To be done:
Return the material word for word. Do not include pictures.

┌──

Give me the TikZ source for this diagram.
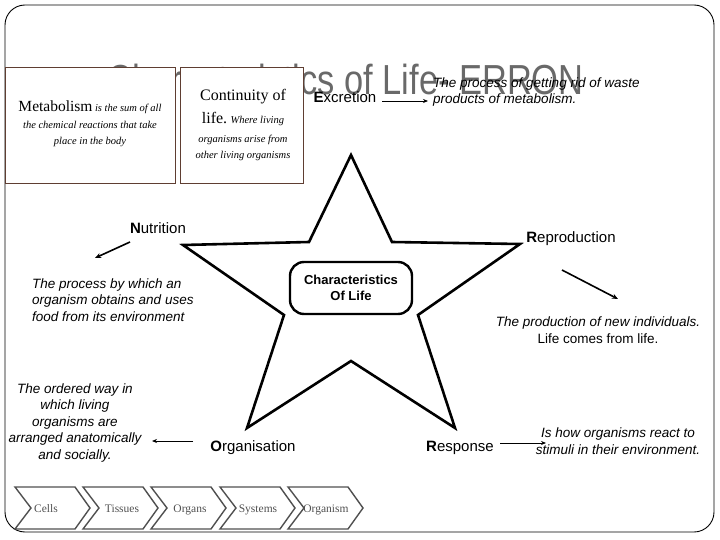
\documentclass[tikz,border=0pt]{standalone}
\usepackage{fontspec}
\setmainfont{Liberation Serif}
\setsansfont{Liberation Sans}
\usetikzlibrary{arrows.meta}
\definecolor{boxbrown}{RGB}{95,62,50}
\definecolor{titlegray}{RGB}{105,105,105}
\definecolor{chevgray}{RGB}{80,80,80}
\tikzset{
  desc/.style={inner sep=0pt, font=\sffamily\itshape\fontsize{13.5}{16.5}\selectfont},
  label/.style={inner sep=0pt, font=\sffamily\fontsize{15}{16}\selectfont},
  infobox/.style={draw=boxbrown, line width=0.9pt, fill=white, inner sep=0pt},
  chev/.style={draw=chevgray, line width=1.4pt},
  chevtext/.style={inner sep=0pt, text=chevgray, font=\rmfamily\fontsize{11.5}{12}\selectfont},
  arr/.style={-{Stealth[length=5pt,width=4pt]}, line width=0.8pt},
  thickarr/.style={-{Stealth[length=6pt,width=5pt]}, line width=1.6pt}
}
\begin{document}
\begin{tikzpicture}[x=1pt,y=-1pt]
\useasboundingbox (0,0) rectangle (720,540);
% frame
\draw[line width=0.9pt, rounded corners=20pt] (5,5) rectangle (714,532);
% title (behind boxes)
\node[anchor=base west, inner sep=0pt, text=titlegray, xscale=0.82,
      font=\sffamily\fontsize{42}{42}\selectfont] (title) at (107,95) {Characteristics of Life- ERRON};
% boxes
\draw[infobox] (5,67) rectangle (175,183);
\draw[infobox] (180,67) rectangle (303,183);
\node[inner sep=0pt, align=center] (metab) at (90,124)
  {{\fontsize{15.5}{17}\selectfont Metabolism} {\itshape\fontsize{10.5}{12}\selectfont is the sum of all}\\[5pt]
   {\itshape\fontsize{10.5}{15}\selectfont the chemical reactions that take}\\[4pt]
   {\itshape\fontsize{10.5}{15}\selectfont place in the body}};
\node[inner sep=0pt, align=center] (contin) at (243,125)
  {{\fontsize{16}{20}\selectfont Continuity of}\\[7pt]
   {\fontsize{16}{20}\selectfont life.} {\itshape\fontsize{10.5}{12}\selectfont Where living}\\[7pt]
   {\itshape\fontsize{10.5}{17}\selectfont organisms arise from}\\[4pt]
   {\itshape\fontsize{10.5}{17}\selectfont other living organisms}};
% star
\draw[line width=2.6pt, line join=miter] (351,155) -- (392,242) -- (520,244) -- (418,315) -- (455,428)
  -- (351,361) -- (247,428) -- (284,315) -- (183,245) -- (309,242) -- cycle;
\node[draw, line width=2.4pt, rounded corners=14pt, minimum width=122pt, minimum height=52pt,
      align=center, inner sep=0pt, font=\sffamily\bfseries\fontsize{13}{16}\selectfont] (center) at (351,288)
  {Characteristics\\Of Life};
% Excretion
\node[label] (excr) at (345,97) {\textbf{E}xcretion};
\node[desc, anchor=west, align=left] (excrd) at (433,92) {The process of getting rid of waste\\products of metabolism.};
\coordinate (e1) at (382,101); \coordinate (e2) at (428,101);
\draw[arr] (e1) -- (e2);
% Nutrition
\node[label] (nutr) at (158,228) {\textbf{N}utrition};
\node[desc, anchor=west, align=left] (nutrd) at (32,300) {The process by which an\\organism obtains and uses\\food from its environment};
\coordinate (n1) at (130,242); \coordinate (n2) at (95,258);
\draw[thickarr] (n1) -- (n2);
% Reproduction
\node[label] (repr) at (571,239) {\textbf{R}eproduction};
\node[desc, align=center] (reprd) at (598,330) {The production of new individuals.\\\upshape Life comes from life.};
\coordinate (r1) at (562,270); \coordinate (r2) at (618,299);
\draw[thickarr] (r1) -- (r2);
% Organisation
\node[label] (orgn) at (253,448) {\textbf{O}rganisation};
\node[desc, align=center] (orgnd) at (75,423) {The ordered way in\\which living\\organisms are\\arranged anatomically\\and socially.};
\coordinate (o1) at (193,441); \coordinate (o2) at (152,441);
\draw[arr] (o1) -- (o2);
% Response
\node[label] (resp) at (460,448) {\textbf{R}esponse};
\node[desc, align=center] (respd) at (618,441) {Is how organisms react to\\stimuli in their environment.};
\coordinate (s1) at (500,443); \coordinate (s2) at (546,443);
\draw[arr] (s1) -- (s2);
% chevrons
\foreach \s in {15,83,151,220,288} {
  \draw[chev, line join=miter] (\s,487) -- (\s+60,487) -- (\s+75,508) -- (\s+60,529) -- (\s,529) -- (\s+16,508) -- cycle;
}
\node[chevtext, anchor=base] (cells) at (46,512) {Cells};
\node[chevtext, anchor=base] (tiss) at (122,512) {Tissues};
\node[chevtext, anchor=base] (orgs) at (190,512) {Organs};
\node[chevtext, anchor=base] (syst) at (258,512) {Systems};
\node[chevtext, anchor=base] (orgm) at (326,512) {Organism};
\end{tikzpicture}
\end{document}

└──

Result of the task:
Give me the TikZ source for this diagram.
\documentclass[tikz,border=0pt]{standalone}
\usepackage{fontspec}
\setmainfont{Liberation Serif}
\setsansfont{Liberation Sans}
\usetikzlibrary{arrows.meta}
\definecolor{boxbrown}{RGB}{95,62,50}
\definecolor{titlegray}{RGB}{105,105,105}
\definecolor{chevgray}{RGB}{80,80,80}
\tikzset{
  desc/.style={inner sep=0pt, font=\sffamily\itshape\fontsize{13.5}{16.5}\selectfont},
  label/.style={inner sep=0pt, font=\sffamily\fontsize{15}{16}\selectfont},
  infobox/.style={draw=boxbrown, line width=0.9pt, fill=white, inner sep=0pt},
  chev/.style={draw=chevgray, line width=1.4pt},
  chevtext/.style={inner sep=0pt, text=chevgray, font=\rmfamily\fontsize{11.5}{12}\selectfont},
  arr/.style={-{Stealth[length=5pt,width=4pt]}, line width=0.8pt},
  thickarr/.style={-{Stealth[length=6pt,width=5pt]}, line width=1.6pt}
}
\begin{document}
\begin{tikzpicture}[x=1pt,y=-1pt]
\useasboundingbox (0,0) rectangle (720,540);
% frame
\draw[line width=0.9pt, rounded corners=20pt] (5,5) rectangle (714,532);
% title (behind boxes)
\node[anchor=base west, inner sep=0pt, text=titlegray, xscale=0.82,
      font=\sffamily\fontsize{42}{42}\selectfont] (title) at (107,95) {Characteristics of Life- ERRON};
% boxes
\draw[infobox] (5,67) rectangle (175,183);
\draw[infobox] (180,67) rectangle (303,183);
\node[inner sep=0pt, align=center] (metab) at (90,124)
  {{\fontsize{15.5}{17}\selectfont Metabolism} {\itshape\fontsize{10.5}{12}\selectfont is the sum of all}\\[5pt]
   {\itshape\fontsize{10.5}{15}\selectfont the chemical reactions that take}\\[4pt]
   {\itshape\fontsize{10.5}{15}\selectfont place in the body}};
\node[inner sep=0pt, align=center] (contin) at (243,125)
  {{\fontsize{16}{20}\selectfont Continuity of}\\[7pt]
   {\fontsize{16}{20}\selectfont life.} {\itshape\fontsize{10.5}{12}\selectfont Where living}\\[7pt]
   {\itshape\fontsize{10.5}{17}\selectfont organisms arise from}\\[4pt]
   {\itshape\fontsize{10.5}{17}\selectfont other living organisms}};
% star
\draw[line width=2.6pt, line join=miter] (351,155) -- (392,242) -- (520,244) -- (418,315) -- (455,428)
  -- (351,361) -- (247,428) -- (284,315) -- (183,245) -- (309,242) -- cycle;
\node[draw, line width=2.4pt, rounded corners=14pt, minimum width=122pt, minimum height=52pt,
      align=center, inner sep=0pt, font=\sffamily\bfseries\fontsize{13}{16}\selectfont] (center) at (351,288)
  {Characteristics\\Of Life};
% Excretion
\node[label] (excr) at (345,97) {\textbf{E}xcretion};
\node[desc, anchor=west, align=left] (excrd) at (433,92) {The process of getting rid of waste\\products of metabolism.};
\coordinate (e1) at (382,101); \coordinate (e2) at (428,101);
\draw[arr] (e1) -- (e2);
% Nutrition
\node[label] (nutr) at (158,228) {\textbf{N}utrition};
\node[desc, anchor=west, align=left] (nutrd) at (32,300) {The process by which an\\organism obtains and uses\\food from its environment};
\coordinate (n1) at (130,242); \coordinate (n2) at (95,258);
\draw[thickarr] (n1) -- (n2);
% Reproduction
\node[label] (repr) at (571,239) {\textbf{R}eproduction};
\node[desc, align=center] (reprd) at (598,330) {The production of new individuals.\\\upshape Life comes from life.};
\coordinate (r1) at (562,270); \coordinate (r2) at (618,299);
\draw[thickarr] (r1) -- (r2);
% Organisation
\node[label] (orgn) at (253,448) {\textbf{O}rganisation};
\node[desc, align=center] (orgnd) at (75,423) {The ordered way in\\which living\\organisms are\\arranged anatomically\\and socially.};
\coordinate (o1) at (193,441); \coordinate (o2) at (152,441);
\draw[arr] (o1) -- (o2);
% Response
\node[label] (resp) at (460,448) {\textbf{R}esponse};
\node[desc, align=center] (respd) at (618,441) {Is how organisms react to\\stimuli in their environment.};
\coordinate (s1) at (500,443); \coordinate (s2) at (546,443);
\draw[arr] (s1) -- (s2);
% chevrons
\foreach \s in {15,83,151,220,288} {
  \draw[chev, line join=miter] (\s,487) -- (\s+60,487) -- (\s+75,508) -- (\s+60,529) -- (\s,529) -- (\s+16,508) -- cycle;
}
\node[chevtext, anchor=base] (cells) at (46,512) {Cells};
\node[chevtext, anchor=base] (tiss) at (122,512) {Tissues};
\node[chevtext, anchor=base] (orgs) at (190,512) {Organs};
\node[chevtext, anchor=base] (syst) at (258,512) {Systems};
\node[chevtext, anchor=base] (orgm) at (326,512) {Organism};
\end{tikzpicture}
\end{document}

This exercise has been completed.